AI Bias: Good intentions can lead to nasty results
AI isn’t magic. Whatever “good judgment” it appears to have is either pattern recognition or safety nets built into it by the people who programmed it, because AI is not a person, it’s a pattern-finding thing-labeler. When you build an AI solution, always remember that if it passes your launch tests, you’ll get what you asked for, not what you hoped you were asking for. AI systems are made entirely out of patterns in the examples we feed them and they optimize for the behaviors we tell them to optimize for.
AI is not a person, it’s a pattern-finding thing-labeler.
So don’t be surprised when the system uses the patterns sitting right there in your data. Even if you tried your best to hide them…
Policy layers and reliability
If you care about AI safety, you’ll insist that every AI-based system should have policy layers built on top of it.

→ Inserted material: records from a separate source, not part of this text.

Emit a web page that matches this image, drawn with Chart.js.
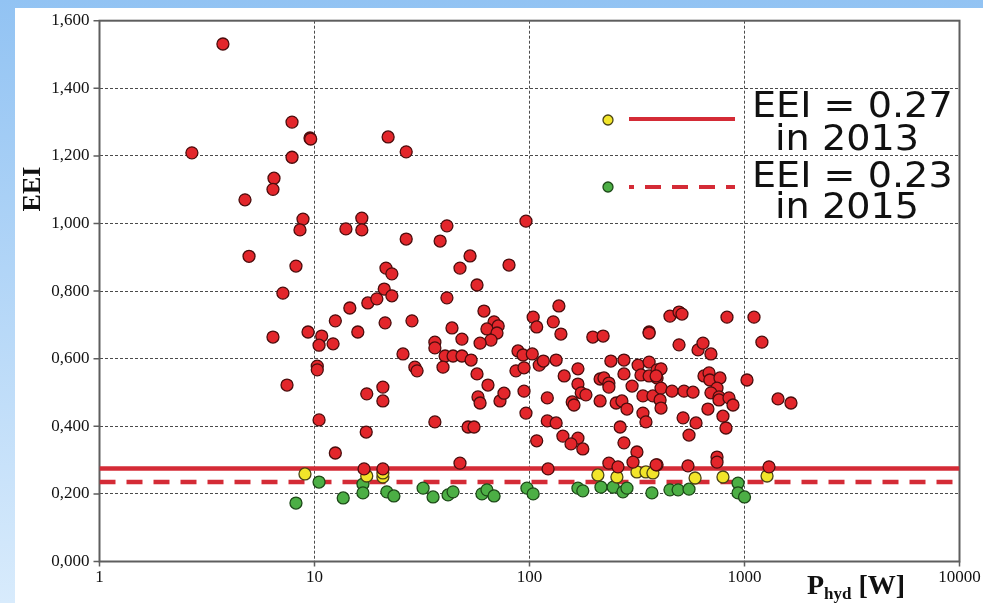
<!DOCTYPE html>
<html>
<head>
<meta charset="utf-8">
<script src="https://cdn.jsdelivr.net/npm/chart.js@4.4.1/dist/chart.umd.min.js"></script>
<style>
  html, body { margin: 0; padding: 0; background: #fff; }
  #wrap { width: 983px; height: 603px; }
</style>
</head>
<body>
<div id="wrap"><canvas id="eeiChart" width="983" height="603"></canvas></div>
<script>
// values: P_hyd [W] and EEI for each pump
const redP = [3.75, 2.69, 7.86, 9.53, 7.86, 6.48, 6.41, 4.75, 8.84, 8.56, 4.96, 8.2, 7.13, 6.41, 9.33, 7.45, 9.6,
  10.5, 10.8, 10.5, 10.3, 10.3, 12.2, 12.5, 14.6, 15.9, 16.6, 14.0, 16.6, 17.7, 19.5, 21.1, 22.9, 21.3, 21.5, 22.9,
  26.7, 22.0, 26.7, 28.4, 25.8, 29.3, 30.0, 17.5, 20.8, 20.8, 17.4, 12.5, 36.3, 47.5, 17.0, 20.8, 41.3, 38.4, 52.9,
  47.5, 80.3, 96.3, 57.0, 41.3, 61.4, 43.6, 48.5, 36.3, 36.3, 40.5, 44.1, 48.5, 53.5, 39.6, 57.0, 64.1, 57.6, 58.9,
  72.9, 76.1, 51.8, 55.2, 68.4, 71.5, 63.4, 70.6, 66.2, 58.9, 88.4, 93.3, 86.5, 94.3, 94.3, 96.3,
  104, 108, 129, 137, 140, 197, 220, 360, 103, 111, 116, 133, 168, 145, 121, 158, 161, 168, 174, 183, 121, 133, 108,
  143, 168, 156, 177, 122, 239, 275, 275, 213, 222, 234, 234, 300, 320, 360, 330, 360, 392, 392, 213, 253, 269, 284,
  337, 375, 337, 348, 264, 275, 316, 303, 234, 258, 392, 450, 496, 512, 829, 1107, 360, 496, 608, 641, 698, 1205,
  409, 388, 409, 460, 523, 576, 405, 409, 648, 684, 690, 769, 745, 698, 761, 761, 847, 884, 676, 794, 518, 595, 820,
  552, 1027, 1432, 1645, 745, 745, 388, 546, 1300];
const redEEI = [1.531, 1.209, 1.300, 1.253, 1.196, 1.134, 1.101, 1.070, 1.013, 0.981, 0.903, 0.874, 0.794, 0.664, 0.679, 0.522, 1.250,
  0.419, 0.667, 0.640, 0.578, 0.567, 0.644, 0.712, 0.750, 0.679, 1.016, 0.984, 0.981, 0.765, 0.777, 0.806, 0.786, 0.706, 0.868, 0.851,
  0.954, 1.256, 1.212, 0.712, 0.614, 0.575, 0.564, 0.496, 0.516, 0.475, 0.383, 0.321, 0.413, 0.291, 0.274, 0.274, 0.993, 0.948, 0.904,
  0.868, 0.877, 1.007, 0.818, 0.780, 0.741, 0.691, 0.658, 0.649, 0.632, 0.608, 0.608, 0.608, 0.596, 0.575, 0.555, 0.522, 0.487, 0.469,
  0.475, 0.498, 0.398, 0.398, 0.709, 0.697, 0.688, 0.676, 0.655, 0.646, 0.623, 0.611, 0.564, 0.573, 0.504, 0.439,
  0.723, 0.694, 0.709, 0.756, 0.673, 0.664, 0.667, 0.679, 0.614, 0.581, 0.593, 0.596, 0.570, 0.549, 0.484, 0.472, 0.463, 0.525, 0.499, 0.493, 0.416, 0.410, 0.357,
  0.371, 0.365, 0.348, 0.333, 0.274, 0.593, 0.596, 0.555, 0.540, 0.543, 0.528, 0.516, 0.519, 0.581, 0.590, 0.552, 0.549, 0.567, 0.543, 0.475, 0.469, 0.475, 0.451,
  0.490, 0.490, 0.439, 0.413, 0.398, 0.351, 0.324, 0.294, 0.291, 0.280, 0.286, 0.726, 0.738, 0.732, 0.723, 0.723, 0.676, 0.641, 0.626, 0.646, 0.614, 0.649,
  0.570, 0.549, 0.513, 0.504, 0.504, 0.501, 0.478, 0.454, 0.549, 0.558, 0.537, 0.543, 0.513, 0.499, 0.487, 0.478, 0.484, 0.463, 0.451, 0.430, 0.425, 0.410, 0.395,
  0.374, 0.537, 0.481, 0.469, 0.309, 0.294, 0.286, 0.283, 0.280];

const yellowP = [9.03, 17.5, 20.8, 20.8, 208, 255, 316, 348, 375, 589, 794, 1273];
const yellowEEI = [0.259, 0.253, 0.250, 0.262, 0.256, 0.250, 0.265, 0.265, 0.262, 0.247, 0.250, 0.253];

const greenP = [8.2, 10.5, 13.6, 16.8, 16.8, 21.7, 23.4, 32.0, 35.6, 41.8, 44.1, 60.1, 63.4, 68.4, 97.3, 104,
  168, 177, 215, 245, 272, 284, 371, 450, 491, 552, 933, 933, 1000];
const greenEEI = [0.173, 0.235, 0.188, 0.229, 0.203, 0.206, 0.194, 0.217, 0.191, 0.197, 0.206, 0.200, 0.212, 0.194, 0.217, 0.200,
  0.217, 0.209, 0.220, 0.220, 0.206, 0.217, 0.203, 0.212, 0.212, 0.214, 0.232, 0.203, 0.191];

const limit2013 = 0.275;
const limit2015 = 0.235;
const legendText = [["EEI = 0.27", "in 2013"], ["EEI = 0.23", "in 2015"]];

const xTicks = [1, 10, 100, 1000, 10000];
const yTicks = [0, 0.2, 0.4, 0.6, 0.8, 1.0, 1.2, 1.4, 1.6];

const RED = '#d42b36';
const serif = '"Liberation Serif", "Times New Roman", serif';

function pts(xs, ys) {
  return xs.map((v, i) => ({ x: v, y: ys[i] }));
}

const decor = {
  id: 'decor',
  beforeDraw(chart) {
    const ctx = chart.ctx;
    const g = ctx.createLinearGradient(0, 0, 0, chart.height);
    g.addColorStop(0, '#92c3f3');
    g.addColorStop(1, '#d8ebfc');
    ctx.save();
    ctx.fillStyle = g;
    ctx.fillRect(0, 0, chart.width, chart.height);
    ctx.fillStyle = '#fff';
    ctx.fillRect(15, 8, chart.width - 15, chart.height - 8);
    ctx.restore();
  },
  beforeDatasetsDraw(chart) {
    const { ctx, chartArea: a, scales: { x, y } } = chart;
    ctx.save();
    ctx.strokeStyle = '#5e5e5e';
    ctx.lineWidth = 2;
    ctx.strokeRect(a.left, a.top, a.right - a.left, a.bottom - a.top);
    ctx.lineWidth = 1.5;
    ctx.beginPath();
    yTicks.forEach(v => {
      const py = y.getPixelForValue(v);
      ctx.moveTo(a.left - 6, py);
      ctx.lineTo(a.left, py);
    });
    xTicks.forEach(v => {
      const px = x.getPixelForValue(v);
      ctx.moveTo(px, a.bottom);
      ctx.lineTo(px, a.bottom + 5);
    });
    ctx.stroke();
    ctx.restore();
  },
  afterDraw(chart) {
    const ctx = chart.ctx;
    ctx.save();
    ctx.fillStyle = '#111';

    // y title
    ctx.save();
    ctx.translate(40, 189);
    ctx.rotate(-Math.PI / 2);
    ctx.font = 'bold 26px ' + serif;
    ctx.textAlign = 'center';
    ctx.textBaseline = 'alphabetic';
    ctx.fillText('EEI', 0, 0);
    ctx.restore();

    // x title with subscript
    ctx.textAlign = 'left';
    ctx.textBaseline = 'alphabetic';
    ctx.font = 'bold 28px ' + serif;
    ctx.fillText('P', 807, 594);
    let w = ctx.measureText('P').width;
    ctx.font = 'bold 17px ' + serif;
    ctx.fillText('hyd', 807 + w, 599);
    w += ctx.measureText('hyd').width;
    ctx.font = 'bold 28px ' + serif;
    ctx.fillText(' [W]', 807 + w, 594);

    // legend
    ctx.lineWidth = 4;
    ctx.strokeStyle = RED;
    ctx.beginPath();
    ctx.moveTo(629, 119);
    ctx.lineTo(735, 119);
    ctx.stroke();
    ctx.setLineDash([16, 11]);
    ctx.lineDashOffset = 11;
    ctx.beginPath();
    ctx.moveTo(629, 187);
    ctx.lineTo(735, 187);
    ctx.stroke();
    ctx.setLineDash([]);

    ctx.lineWidth = 1.3;
    ctx.fillStyle = '#f2e52a';
    ctx.strokeStyle = '#4a4416';
    ctx.beginPath();
    ctx.arc(608, 120, 5, 0, Math.PI * 2);
    ctx.fill();
    ctx.stroke();
    ctx.fillStyle = '#4caf45';
    ctx.strokeStyle = '#1d4a18';
    ctx.beginPath();
    ctx.arc(608, 187, 5, 0, Math.PI * 2);
    ctx.fill();
    ctx.stroke();

    ctx.fillStyle = '#111';
    ctx.font = '36px "DejaVu Sans", Verdana, sans-serif';
    const put = (s, px, py) => {
      ctx.save();
      ctx.translate(px, py);
      ctx.scale(1.06, 1);
      ctx.fillText(s, 0, 0);
      ctx.restore();
    };
    put(legendText[0][0], 752, 117);
    put(legendText[0][1], 775, 150);
    put(legendText[1][0], 752, 187);
    put(legendText[1][1], 775, 218);
    ctx.restore();
  }
};

new Chart(document.getElementById('eeiChart'), {
  type: 'scatter',
  data: {
    datasets: [
      {
        label: 'EEI',
        data: pts(redP, redEEI),
        backgroundColor: '#e3262b',
        borderColor: '#4b0d0d',
        borderWidth: 1.3,
        pointRadius: 6,
        order: 1
      },
      {
        label: 'between',
        data: pts(yellowP, yellowEEI),
        backgroundColor: '#f2e52a',
        borderColor: '#4a4416',
        borderWidth: 1.3,
        pointRadius: 6,
        order: 2
      },
      {
        label: 'below 2015',
        data: pts(greenP, greenEEI),
        backgroundColor: '#4caf45',
        borderColor: '#1d4a18',
        borderWidth: 1.3,
        pointRadius: 6,
        order: 3
      },
      {
        type: 'line',
        label: 'EEI = 0.27 in 2013',
        data: [{ x: xTicks[0], y: limit2013 }, { x: xTicks[xTicks.length - 1], y: limit2013 }],
        borderColor: RED,
        borderWidth: 4.5,
        pointRadius: 0,
        order: 4
      },
      {
        type: 'line',
        label: 'EEI = 0.23 in 2015',
        data: [{ x: xTicks[0], y: limit2015 }, { x: xTicks[xTicks.length - 1], y: limit2015 }],
        borderColor: RED,
        borderWidth: 4.5,
        borderDash: [16, 11],
        pointRadius: 0,
        order: 5
      }
    ]
  },
  options: {
    responsive: false,
    animation: false,
    layout: { padding: { left: 0, top: 20.7, right: 23.5, bottom: 0 } },
    plugins: {
      legend: { display: false },
      tooltip: { enabled: false }
    },
    scales: {
      x: {
        type: 'logarithmic',
        min: 1,
        max: 10000,
        afterBuildTicks: s => { s.ticks = xTicks.map(v => ({ value: v })); },
        afterFit: s => { s.height = 41.5; s.paddingLeft = 0; s.paddingRight = 0; },
        ticks: {
          autoSkip: false,
          maxRotation: 0,
          padding: 6,
          color: '#111',
          font: { family: serif, size: 17 },
          callback: v => String(v)
        },
        grid: { color: '#4a4a4a', lineWidth: 1, drawTicks: false },
        border: { display: false, dash: [3, 2] }
      },
      y: {
        min: 0,
        max: 1.6,
        afterBuildTicks: s => { s.ticks = yTicks.map(v => ({ value: v })); },
        afterFit: s => { s.width = 99.5; s.paddingTop = 0; s.paddingBottom = 0; },
        ticks: {
          padding: 10,
          color: '#111',
          font: { family: serif, size: 17 },
          callback: v => Number(v).toFixed(3).replace('.', ',')
        },
        grid: { color: '#4a4a4a', lineWidth: 1, drawTicks: false },
        border: { display: false, dash: [3, 2] }
      }
    }
  },
  plugins: [decor]
});
</script>
</body>
</html>
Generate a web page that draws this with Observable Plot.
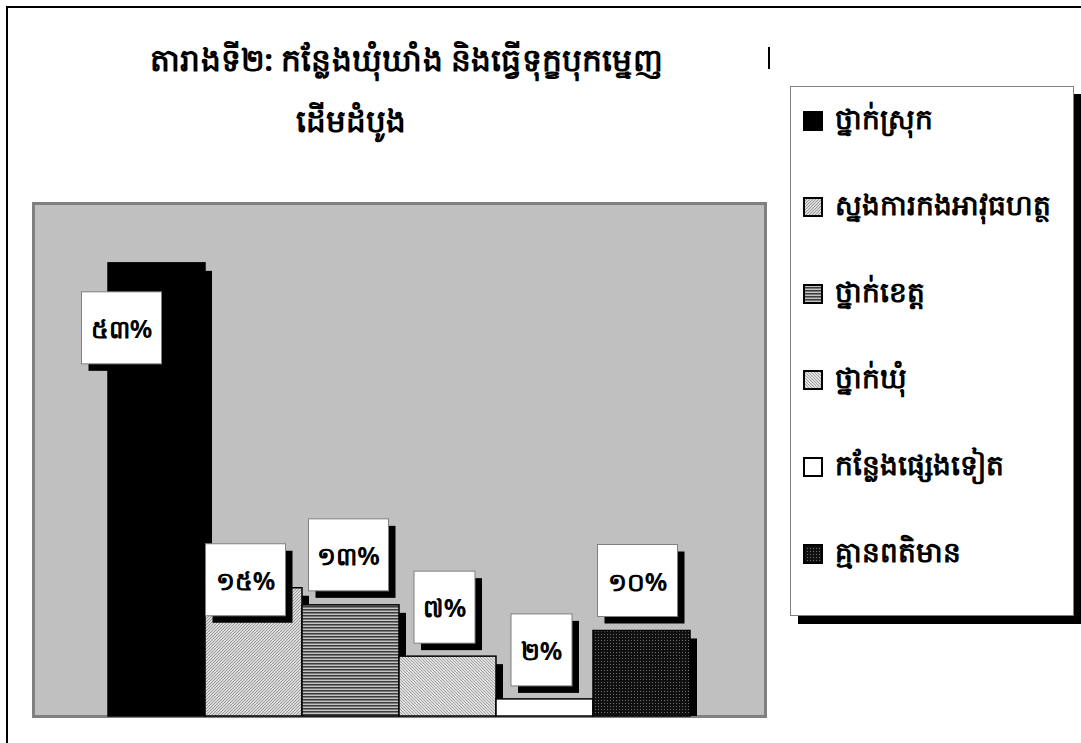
<!DOCTYPE html>
<html>
<head>
<meta charset="utf-8">
<script src="https://cdn.jsdelivr.net/npm/d3@7"></script>
<script src="https://cdn.jsdelivr.net/npm/@observablehq/plot@0.6"></script>
<style>
  html, body { margin: 0; padding: 0; background: #fff; }
  #page { position: relative; width: 1081px; height: 743px; overflow: hidden;
          font-family: "Noto Sans", "DejaVu Sans", sans-serif; color: #000; }
  #frame { position: absolute; left: 6px; top: 6px; width: 2000px; height: 2000px;
           border-left: 2px solid #000; border-top: 2px solid #000; }
  .title { position: absolute; font-size: 31px; font-weight: bold; white-space: nowrap; line-height: 1;
           transform-origin: 0 0; }
  #stray { position: absolute; left: 768px; top: 47px; width: 2px; height: 22px; background: #000; }
  #legend { position: absolute; left: 790px; top: 86px; width: 282px; height: 528px;
            border: 1px solid #808080; background: #fff; box-shadow: 8px 8px 0 #000; }
  .item { position: absolute; left: 12px; height: 34px; display: flex; align-items: center;
          font-size: 28px; font-weight: bold; white-space: nowrap; }
  .item svg { margin-right: 12px; flex: none; }
  #chart { position: absolute; left: 0; top: 0; }
</style>
</head>
<body>
<div id="page">
  <div id="frame"></div>
  <svg width="0" height="0" style="position:absolute" shape-rendering="crispEdges">
    <defs>
      <pattern id="pat-black" width="4" height="4" patternUnits="userSpaceOnUse">
        <rect width="4" height="4" fill="#000"/>
      </pattern>
      <pattern id="pat-diag" width="3" height="3" patternUnits="userSpaceOnUse">
        <rect width="3" height="3" fill="#dcdcdc"/>
        <rect x="0" y="2" width="1" height="1" fill="#969696"/>
        <rect x="1" y="1" width="1" height="1" fill="#969696"/>
        <rect x="2" y="0" width="1" height="1" fill="#969696"/>
      </pattern>
      <pattern id="pat-horiz" width="3" height="3" patternUnits="userSpaceOnUse">
        <rect width="3" height="3" fill="#c4c4c4"/>
        <rect width="3" height="1" fill="#3c3c3c"/>
        <rect y="1" width="3" height="1" fill="#7a7a7a"/>
      </pattern>
      <pattern id="pat-diag2" width="3" height="3" patternUnits="userSpaceOnUse">
        <rect width="3" height="3" fill="#e0e0e0"/>
        <rect x="0" y="0" width="1" height="1" fill="#a0a0a0"/>
        <rect x="1" y="1" width="1" height="1" fill="#a0a0a0"/>
        <rect x="2" y="2" width="1" height="1" fill="#a0a0a0"/>
      </pattern>
      <pattern id="pat-white" width="4" height="4" patternUnits="userSpaceOnUse">
        <rect width="4" height="4" fill="#fff"/>
      </pattern>
      <pattern id="pat-dots" width="3" height="3" patternUnits="userSpaceOnUse">
        <rect width="3" height="3" fill="#101010"/>
        <rect x="1" y="1" width="1" height="1" fill="#707070"/>
      </pattern>
    </defs>
  </svg>
</div>
<script>
// ---- data ----
const titleLine1 = "តារាងទី២: កន្លែងឃុំឃាំង និងធ្វើទុក្ខបុកម្នេញ";
const titleLine2 = "ដើមដំបូង";
const categories = ["ថ្នាក់ស្រុក", "ស្នងការកងអាវុធហត្ថ", "ថ្នាក់ខេត្ត", "ថ្នាក់ឃុំ", "កន្លែងផ្សេងទៀត", "គ្មានពតិមាន"];
const values = [53, 15, 13, 7, 2, 10];
const valueLabels = ["៥៣%", "១៥%", "១៣%", "៧%", "២%", "១០%"];
const patterns = ["pat-black", "pat-diag", "pat-horiz", "pat-diag2", "pat-white", "pat-dots"];

const rows = categories.map((c, i) => ({cat: c, value: values[i], label: valueLabels[i], fill: `url(#${patterns[i]})`}));

const page = document.getElementById("page");

// ---- chart ----
const chart = Plot.plot({
  width: 1081,
  height: 743,
  marginLeft: 33,
  marginRight: 316,
  marginTop: 203,
  marginBottom: 27,
  style: {background: "transparent", overflow: "visible"},
  x: {domain: categories, paddingInner: 0, paddingOuter: 0.75, axis: null},
  y: {domain: [0, 60], axis: null},
  color: {type: "identity"},
  marks: [
    Plot.frame({fill: "#c0c0c0", stroke: "#808080", strokeWidth: 3}),
    Plot.barY(rows, {x: "cat", y: "value", fill: "#000", dx: 7, insetTop: 8}),
    Plot.barY(rows, {x: "cat", y: "value", fill: "fill", stroke: "#000", strokeWidth: 1.5})
  ]
});
chart.id = "chart";
page.appendChild(chart);

// ---- value label boxes (placed from the chart's own scales) ----
const xs = chart.scale("x"), ys = chart.scale("y");
const bw = xs.bandwidth;
const nudge = [[-35, 65], [-8, -8], [-2, -50], [-3, -49], [-3, -49], [-4, -50]];
const svg = d3.select(chart);
const g = svg.append("g");
rows.forEach((d, i) => {
  const cx = xs.apply(d.cat) + bw / 2 + nudge[i][0];
  const cy = ys.apply(d.value) + nudge[i][1];
  const w = d.value < 10 ? 61 : 80, h = 72;
  g.append("rect").attr("x", cx - w / 2 + 7).attr("y", cy - h / 2 + 7).attr("width", w).attr("height", h).attr("fill", "#000");
  g.append("rect").attr("x", cx - w / 2).attr("y", cy - h / 2).attr("width", w).attr("height", h)
    .attr("fill", "#fff").attr("stroke", "#808080").attr("stroke-width", 1);
  g.append("text").attr("x", cx).attr("y", cy).attr("text-anchor", "middle").attr("dominant-baseline", "central")
    .attr("font-size", 25).attr("font-weight", "bold").attr("fill", "#000").text(d.label);
});

// ---- title ----
const t1 = document.createElement("div");
t1.className = "title"; t1.style.left = "150px"; t1.style.top = "44px"; t1.textContent = titleLine1;
page.appendChild(t1);
const w1 = t1.getBoundingClientRect().width;
t1.style.transform = `scaleX(${513 / w1})`;
const t2 = document.createElement("div");
t2.className = "title"; t2.style.left = "296px"; t2.style.top = "105px"; t2.textContent = titleLine2;
page.appendChild(t2);
const stray = document.createElement("div"); stray.id = "stray"; page.appendChild(stray);

// ---- legend ----
const legend = document.createElement("div");
legend.id = "legend";
page.appendChild(legend);
categories.forEach((c, i) => {
  const item = document.createElement("div");
  item.className = "item";
  item.style.top = (16.5 + i * 86.6) + "px";
  item.innerHTML = `<svg width="20" height="20"><rect x="1" y="1" width="18" height="18" fill="url(#${patterns[i]})" stroke="#000" stroke-width="2"/></svg><span>${c}</span>`;
  legend.appendChild(item);
});
</script>
</body>
</html>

Think of policy layers as the AI version of human etiquette.
Policy layers are the AI equivalent to human etiquette.
I happen to be aware of some very pungent words across several languages, but you don’t hear me uttering them in public. That’s not because they fail to occur to me. It’s because I’m filtering myself. Society has taught me good(ish) manners. Luckily for all of us there’s an equivalent fix for AI… that’s exactly what policy layers are. A policy layer is a separate layer of logic that sits on top of the ML/AI system. It’s a must-have AI safety net that checks the output, filters it, and determines what to do with it.
In my previous article, policy layers (and Batman) were the heroes of a discussion centered on AI system reliability. They’re a simple first line of defense between you and foreseeable errors… and they come with the added bonus of being easy enough to modify (without breaking or retraining a complex system!) to give you relatively quick reaction times in the face of mistakes you didn’t see coming.